An employee with multiple sclerosis who agreed to transfer to a position with greater teleworking opportunities to settle her disability discrimination claim did not show she was targeted for discrimination or retaliation, the 4th U.S. Circuit Court of Appeals ruled.
The plaintiff has worked for Fairfax County, Va., for more than 25 years. She started as a file clerk and eventually worked her way up to a contract specialist I in the county’s Department of Procurement and Material Management. In 2012, she informed her boss about her multiple sclerosis diagnosis.
Seeking a reasonable accommodation under the Americans with Disabilities Act (ADA), the plaintiff asked if she could begin unscheduled telework, which her supervisor approved. This allowed her to telework whenever she wanted to or needed to, so long as she informed the supervisor. The plaintiff and her supervisor agreed that either party could revisit the accommodation at any time, and management would assess the accommodation’s effectiveness at least annually.
Over time, the supervisor found the plaintiff’s accommodation untenable based on the plaintiff’s job responsibilities. It was difficult for the supervisor to oversee the plaintiff to ensure that she had enough work to do, and successful telework required planned absences. The county modified the plaintiff’s accommodation, allowing her to telework two scheduled days or 16 hours per week. It also required her to come into the office for scheduled meetings.
In response, the plaintiff filed a complaint with the Equal Employment Opportunity Commission (EEOC), alleging that the county discriminated against her because of her disability by failing to provide the initial, more generous, accommodations. The parties negotiated for several months to settle the EEOC charge.
In May 2017, the plaintiff and the county reached a settlement agreement. The county agreed to provide, and the plaintiff accepted, a lateral transfer within the county to the Quartermaster Section of the Fairfax County Police Department to the position of buyer I. This job would preserve the plaintiff’s pay grade, position within the salary band and opportunity for future promotion. The plaintiff was given up to 16 hours of flexible telework each week and a lump sum of $30,000.
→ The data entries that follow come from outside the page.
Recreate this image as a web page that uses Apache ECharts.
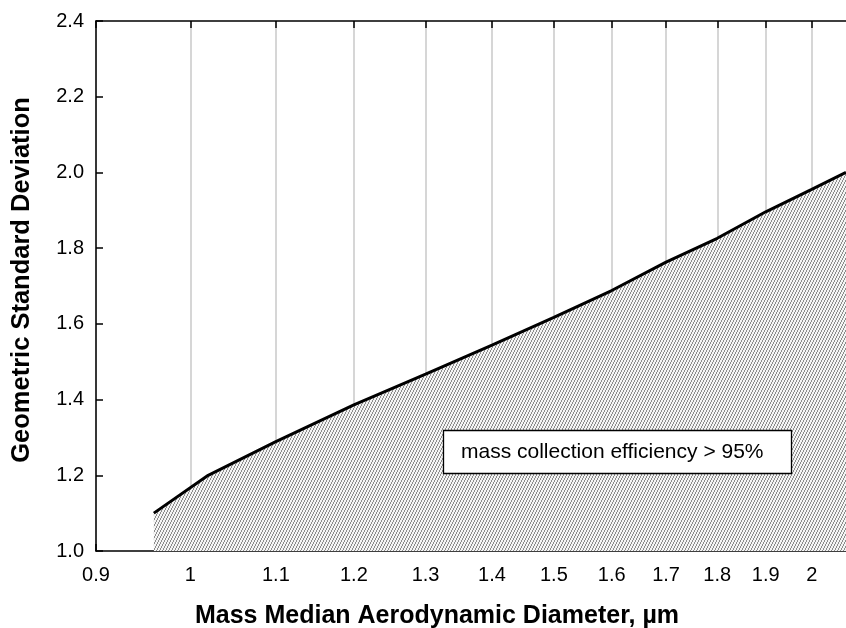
<!DOCTYPE html>
<html>
<head>
<meta charset="utf-8">
<script src="https://cdn.jsdelivr.net/npm/echarts@6/dist/echarts.min.js"></script>
<style>html,body{margin:0;padding:0;background:#fff;}#c{width:846px;height:628px;}</style>
</head>
<body>
<div id="c"></div>
<script>
// Data
const diameters = [0.96, 1.02, 1.1, 1.2, 1.3, 1.4, 1.5, 1.6, 1.7, 1.8, 1.9, 2.0, 2.078];
const gsd        = [1.10, 1.20, 1.289, 1.386, 1.467, 1.544, 1.617, 1.688, 1.763, 1.826, 1.896, 1.955, 2.0];
const xTicks = [0.9, 1, 1.1, 1.2, 1.3, 1.4, 1.5, 1.6, 1.7, 1.8, 1.9, 2];
const xMin = 0.9, xMax = 2.078;
const yMin = 1.0, yMax = 2.4, yStep = 0.2;
const annotation = 'mass collection efficiency > 95%';
const xTitle = 'Mass Median Aerodynamic Diameter, µm';
const yTitle = 'Geometric Standard Deviation';

// hatch pattern
const pc = document.createElement('canvas');
pc.width = 3; pc.height = 6;
const pctx = pc.getContext('2d');
pctx.fillStyle = '#f4f4f4'; pctx.fillRect(0, 0, 3, 6);
pctx.fillStyle = '#8c8c8c';
for (let y = 0; y < 6; y++) { pctx.fillRect(2 - Math.floor(y / 2), y, 1, 1); }

const font = 'Arial, "Liberation Sans", Helvetica, sans-serif';
const chart = echarts.init(document.getElementById('c'));
const fmt = v => String(parseFloat((+v).toFixed(3)));

chart.setOption({
  animation: false,
  backgroundColor: '#fff',
  grid: { left: 96, top: 21, right: 0, bottom: 77, containLabel: false, outerBoundsMode: 'none' },
  title: {
    text: annotation, left: 443, top: 431, z: 20,
    padding: [11, 28, 11, 18],
    borderWidth: 1.3, borderColor: '#000', backgroundColor: '#fff',
    textStyle: { fontSize: 21, lineHeight: 20, fontWeight: 'normal', color: '#000', fontFamily: font }
  },
  xAxis: [{
    type: 'log', min: xMin, max: xMax, position: 'bottom',
    axisLine: { show: true, onZero: false, lineStyle: { color: '#000', width: 1.5 } },
    axisTick: { show: true, inside: true, length: 7, customValues: xTicks, lineStyle: { color: '#000', width: 1.5 } },
    axisLabel: { customValues: xTicks, formatter: fmt, color: '#000', fontSize: 20, fontFamily: font, margin: 14 },
    splitLine: { show: true, lineStyle: { color: '#c8c8c8', width: 1.5 } },
    minorTick: { show: false }, minorSplitLine: { show: false },
    name: xTitle, nameLocation: 'middle', nameGap: 53,
    nameTextStyle: { fontSize: 25, fontWeight: 'bold', color: '#000', fontFamily: font, padding: [0, 68, 0, 0] }
  }, {
    type: 'log', min: xMin, max: xMax, position: 'top',
    axisLine: { show: true, onZero: false, lineStyle: { color: '#000', width: 1.5 } },
    axisTick: { show: true, inside: true, length: 7, customValues: xTicks, lineStyle: { color: '#000', width: 1.5 } },
    axisLabel: { show: false },
    splitLine: { show: false }
  }],
  yAxis: {
    type: 'value', min: yMin, max: yMax, interval: yStep,
    axisLine: { show: true, lineStyle: { color: '#000', width: 1.5 } },
    axisTick: { show: true, inside: true, length: 7, lineStyle: { color: '#000', width: 1.5 } },
    axisLabel: { formatter: v => v.toFixed(1), color: '#000', fontSize: 20, fontFamily: font, margin: 12 },
    splitLine: { show: false },
    name: yTitle, nameLocation: 'middle', nameGap: 61,
    nameTextStyle: { fontSize: 25.5, fontWeight: 'bold', color: '#000', fontFamily: font, padding: [0, 0, 0, 12] }
  },
  series: [{
    type: 'line',
    data: diameters.map((d, i) => [d, gsd[i]]),
    showSymbol: false,
    lineStyle: { color: '#000', width: 3 },
    areaStyle: { color: { image: pc, repeat: 'repeat' }, opacity: 1 },
    z: 3
  }]
});
</script>
</body>
</html>
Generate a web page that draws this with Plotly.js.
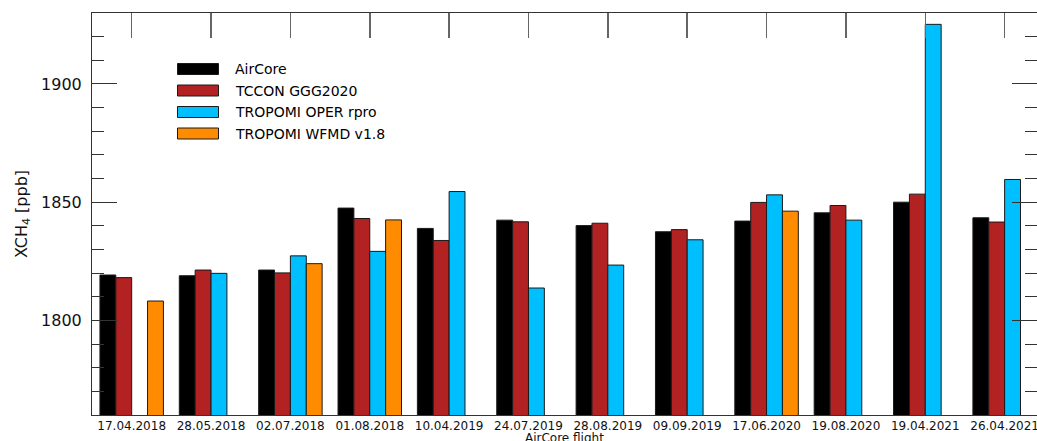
<!DOCTYPE html>
<html>
<head>
<meta charset="utf-8">
<script src="https://cdn.plot.ly/plotly-3.0.1.min.js"></script>
<style>
  html, body { margin: 0; padding: 0; background: #fff; }
  #chart { width: 1037px; height: 441px; }
</style>
</head>
<body>
<div id="chart"></div>
<script>
// XCH4 from AirCore flights compared with TCCON and two TROPOMI products
const flights = ['17.04.2018', '28.05.2018', '02.07.2018', '01.08.2018', '10.04.2019', '24.07.2019',
                 '28.08.2019', '09.09.2019', '17.06.2020', '19.08.2020', '19.04.2021', '26.04.2021'];
const airCore     = [1819.2, 1818.9, 1821.3, 1847.5, 1838.9, 1842.4, 1840.1, 1837.5, 1842.0, 1845.5, 1850.0, 1843.4];
const tcconGGG    = [1818.1, 1821.3, 1820.1, 1843.1, 1833.8, 1841.7, 1841.1, 1838.4, 1849.9, 1848.6, 1853.4, 1841.6];
const tropomiOper = [null,   1819.9, 1827.3, 1829.2, 1854.5, 1813.7, 1823.4, 1834.1, 1853.1, 1842.4, 1925.2, 1859.6];
const tropomiWfmd = [1808.2, null,   1824.0, 1842.5, null,   null,   null,   null,   1846.2, null,   null,   null];

const seriesNames  = ['AirCore', 'TCCON GGG2020', 'TROPOMI OPER rpro', 'TROPOMI WFMD v1.8'];
const seriesValues = [airCore, tcconGGG, tropomiOper, tropomiWfmd];
const seriesColors = ['#000000', '#b22222', '#00bfff', '#ff8c00'];

const FONT = 'DejaVu Sans, Verdana, sans-serif';
const W = 1037, H = 441;
const margin = { l: 92, r: 0, t: 13, b: 26 };
const plotW = W - margin.l - margin.r;
const plotH = H - margin.t - margin.b;

const traces = seriesNames.map((name, i) => ({
  type: 'bar',
  name: name,
  x: flights,
  y: seriesValues[i],
  marker: { color: seriesColors[i], line: { color: '#1a1a1a', width: 1 } },
  showlegend: false,
  hoverinfo: 'x+y+name'
}));

// empty helper trace so the top (category ticks) and right (value ticks) axes get drawn
traces.push({
  type: 'scatter', mode: 'markers', x: [], y: [],
  xaxis: 'x2', yaxis: 'y2', showlegend: false, hoverinfo: 'skip'
});

// legend drawn as wide swatches with labels (paper coordinates from pixel offsets)
const px2x = p => (p - margin.l) / plotW;
const px2y = p => (margin.t + plotH - p) / plotH;
const legendShapes = [];
const notes = [];
seriesNames.forEach((name, i) => {
  const cy = 69 + i * 21.5;
  legendShapes.push({
    type: 'rect', xref: 'paper', yref: 'paper',
    x0: px2x(177.5), x1: px2x(218.5), y0: px2y(cy + 5.5), y1: px2y(cy - 5.5),
    fillcolor: seriesColors[i], line: { color: '#1a1a1a', width: 1 }
  });
  notes.push({
    xref: 'paper', yref: 'paper', x: px2x(233), y: px2y(cy),
    xanchor: 'left', yanchor: 'middle', showarrow: false,
    text: name, font: { family: FONT, size: 14, color: '#000' }
  });
});

// x-axis title sits below the date labels, at the bottom edge of the figure
notes.push({
  xref: 'paper', yref: 'paper', x: 0.5, y: px2y(437.5),
  xanchor: 'center', yanchor: 'middle', showarrow: false,
  text: 'AirCore flight', font: { family: FONT, size: 12, color: '#111' }
});

const xRange = [-0.5, -0.5 + plotW / 79.36];
const yRange = [1760, 1930];

const yTicks = {
  range: yRange,
  tickmode: 'linear', tick0: 1800, dtick: 50,
  ticks: 'inside', ticklen: 25, tickcolor: '#333', tickwidth: 1,
  minor: { tickmode: 'linear', tick0: 1760, dtick: 10, ticks: 'inside', ticklen: 12, tickcolor: '#333', tickwidth: 1, showgrid: false },
  showgrid: false, zeroline: false
};

const layout = {
  width: W, height: H,
  margin: margin,
  paper_bgcolor: '#fff', plot_bgcolor: '#fff',
  font: { family: FONT, color: '#111' },
  barmode: 'group',
  bargap: 0.2,
  bargroupgap: 0,
  showlegend: false,
  xaxis: {
    type: 'category',
    range: xRange,
    showline: true, linecolor: '#333', linewidth: 1, mirror: true,
    ticks: '', showgrid: false, zeroline: false,
    tickfont: { family: FONT, size: 12, color: '#111' }
  },
  xaxis2: {
    overlaying: 'x', side: 'top', type: 'linear',
    range: xRange,
    tickmode: 'array', tickvals: flights.map((_, i) => i),
    ticks: 'inside', ticklen: 25, tickcolor: '#666', tickwidth: 1.5,
    showticklabels: false, showline: false, showgrid: false, zeroline: false
  },
  yaxis: Object.assign({}, yTicks, {
    showline: true, linecolor: '#333', linewidth: 1, mirror: false,
    ticklabelstandoff: 6,
    tickfont: { family: FONT, size: 16, color: '#111' },
    title: { text: 'XCH<sub>4</sub> [ppb]', font: { family: FONT, size: 16, color: '#111' }, standoff: 9 }
  }),
  yaxis2: Object.assign({}, yTicks, {
    overlaying: 'y', side: 'right',
    showline: false, showticklabels: false
  }),
  shapes: legendShapes,
  annotations: notes
};

Plotly.newPlot('chart', traces, layout, { displayModeBar: false, staticPlot: true });
</script>
</body>
</html>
After approximately one month, the plaintiff asserted that certain duties in her new job description were not performed in the Quartermaster Section. The police department met with her and agreed to create a new position and job description, which removed the duties that were not performed in the Quartermaster Section and renamed the job title. But the plaintiff refused to formally accept the position.
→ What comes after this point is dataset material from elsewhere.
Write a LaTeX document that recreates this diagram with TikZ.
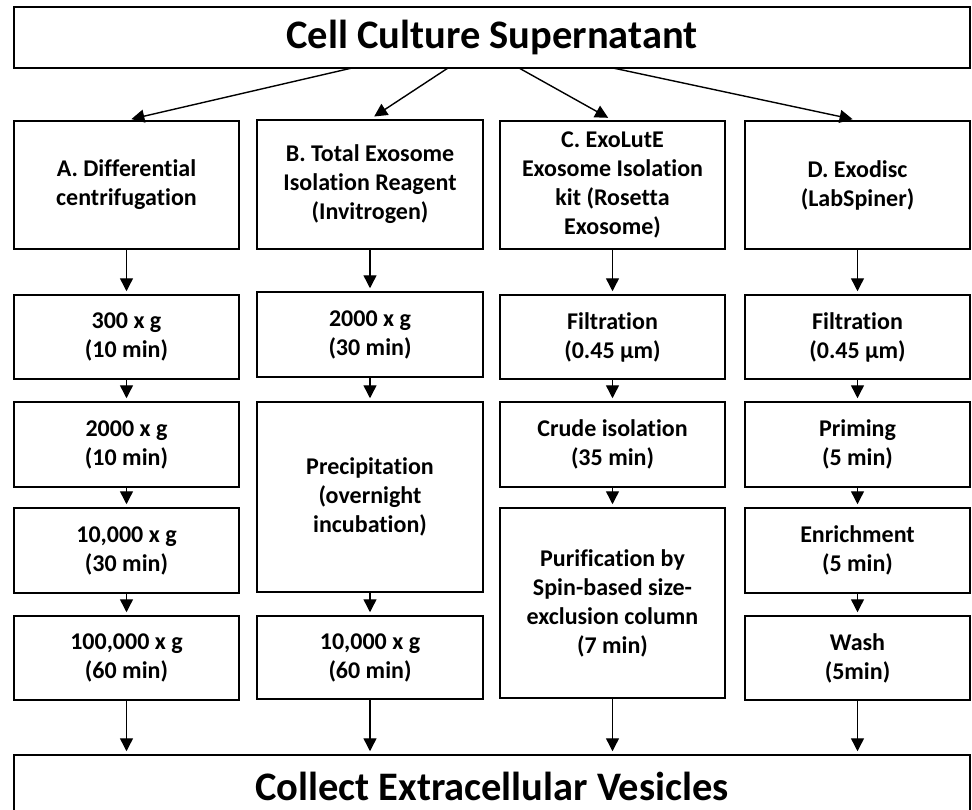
\documentclass[tikz,border=0pt]{standalone}
\usepackage{fontspec}
\setmainfont{Carlito}[Ligatures=NoCommon]
\usetikzlibrary{arrows.meta}
\tikzset{
  box/.style={draw, line width=1.5pt, align=center, inner sep=0pt,
    font=\fontsize{24}{29}\selectfont\bfseries},
  bigbox/.style={draw, line width=1.5pt, align=center, inner sep=0pt,
    font=\fontsize{40.5}{48}\selectfont\bfseries},
  arr/.style={line width=1.4pt, -{Triangle[length=13pt,width=13pt]}, shorten >=3pt}
}
\begin{document}
\begin{tikzpicture}[x=1pt,y=-1pt]
\clip (0,0) rectangle (972,809);
\useasboundingbox (0,0) rectangle (972,809);
% top
\node[bigbox, minimum width=956pt, minimum height=61pt] (top) at (492,37.5) {Cell Culture Supernatant};
% row 1
\node[box, minimum width=225pt, minimum height=128pt] (A1) at (126.5,185) {A. Differential\\centrifugation};
\node[box, minimum width=226pt, minimum height=129pt] (B1) at (370,184.5) {B. Total Exosome\\Isolation Reagent\\(Invitrogen)};
\node[box, minimum width=225pt, minimum height=128pt] (C1) at (612.5,185) {C. ExoLutE\\Exosome Isolation\\kit (Rosetta\\Exosome)};
\node[box, minimum width=225pt, minimum height=128pt] (D1) at (857.5,185) {D. Exodisc\\(LabSpiner)};
% row 2
\node[box, minimum width=225pt, minimum height=84pt] (A2) at (126.5,337) {300 x g\\(10 min)};
\node[box, minimum width=226pt, minimum height=85pt] (B2) at (370,334.5) {2000 x g\\(30 min)};
\node[box, minimum width=225pt, minimum height=84pt] (C2) at (612.5,337) {Filtration\\(0.45 µm)};
\node[box, minimum width=225pt, minimum height=84pt] (D2) at (857.5,337) {Filtration\\(0.45 µm)};
% row 3
\node[box, minimum width=225pt, minimum height=85pt] (A3) at (126.5,444.5) {2000 x g\\(10 min)};
\node[box, minimum width=226pt, minimum height=190pt] (B3) at (370,497) {Precipitation\\(overnight\\incubation)};
\node[box, minimum width=225pt, minimum height=85pt] (C3) at (612.5,444.5) {Crude isolation\\(35 min)};
\node[box, minimum width=225pt, minimum height=85pt] (D3) at (857.5,444.5) {Priming\\(5 min)};
% row 4
\node[box, minimum width=225pt, minimum height=85pt] (A4) at (126.5,550.5) {10,000 x g\\(30 min)};
\node[box, minimum width=225pt, minimum height=190pt] (C4) at (612.5,603) {Purification by\\Spin-based size-\\exclusion column\\(7 min)};
\node[box, minimum width=225pt, minimum height=85pt] (D4) at (857.5,550.5) {Enrichment\\(5 min)};
% row 5
\node[box, minimum width=225pt, minimum height=84pt] (A5) at (126.5,658) {100,000 x g\\(60 min)};
\node[box, minimum width=226pt, minimum height=83pt] (B5) at (370,657.5) {10,000 x g\\(60 min)};
\node[box, minimum width=225pt, minimum height=84pt] (D5) at (857.5,658) {Wash\\(5min)};
% bottom
\node[bigbox, minimum width=956pt, minimum height=62pt] (bot) at (492,786) {Collect Extracellular Vesicles};
% top arrows
\coordinate (t1) at (352,68);
\coordinate (t2) at (448,68);
\coordinate (t3) at (519,68);
\coordinate (t4) at (613,68);
\draw[arr, shorten >=5pt] (t1) -- (A1.north);
\draw[arr, shorten >=5pt] (t2) -- (B1.north);
\draw[arr, shorten >=5pt] (t3) -- (C1.north);
\draw[arr, shorten >=5pt] (t4) -- (D1.north);
% column arrows
\draw[arr] (A1) -- (A2);
\draw[arr] (A2) -- (A3);
\draw[arr] (A3) -- (A4);
\draw[arr] (A4) -- (A5);
\draw[arr] (B1) -- (B2);
\draw[arr] (B2) -- (B3);
\draw[arr] (B3) -- (B5);
\draw[arr] (C1) -- (C2);
\draw[arr] (C2) -- (C3);
\draw[arr] (C3) -- (C4);
\draw[arr] (D1) -- (D2);
\draw[arr] (D2) -- (D3);
\draw[arr] (D3) -- (D4);
\draw[arr] (D4) -- (D5);
% to bottom
\draw[arr] (A5.south) -- (A5.south |- bot.north);
\draw[arr] (B5.south) -- (B5.south |- bot.north);
\draw[arr] (C4.south) -- (C4.south |- bot.north);
\draw[arr] (D5.south) -- (D5.south |- bot.north);
\end{tikzpicture}
\end{document}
The plaintiff felt her new position did not have the same opportunity for future promotion. She also believed the new position was an unskilled and boring job requiring rote data entry. In December 2017, the plaintiff sued the county in federal court, alleging that the county unlawfully discriminated by demoting her because of her multiple sclerosis, and that the county retaliated against her for her prior complaint. She claimed to have been “constructively demoted”—or forced to accept a demotion—by the county.
The county filed a motion for summary judgment, which the district court granted. On appeal, the plaintiff stated that she was no longer pursuing her constructive demotion claim.
The 4th Circuit determined that the plaintiff could not prove discrimination or retaliation, because she agreed to her job transfer to settle her prior discrimination claim. In fact, the settlement itself characterized the transfer as a reasonable accommodation, and it thus could not represent an adverse action. The court also noted that it had never decided whether a claim of constructive demotion exists.
In a concurring opinion, one judge opined that he would recognize a constructive demotion claim when a job is made objectively intolerable to force the plaintiff into accepting a lower position. Yet the 4th Circuit nonetheless upheld the district court’s dismissal of the plaintiff’s claims.
Laird v. Fairfax County, Va., 4th Cir., No. 18-2511 (Oct. 23, 2020).
Professional Pointer: With the possibility of new constructive demotion claims, employers must guard against pressuring an employee to accept job changes upon threat of discharge. Such conduct may end up creating liability even if the employee seems to desire the change to resolve workplace complaints.
Jeffrey Rhodes is an attorney with McInroy, Rigby & Rhodes LLP in Arlington, Va.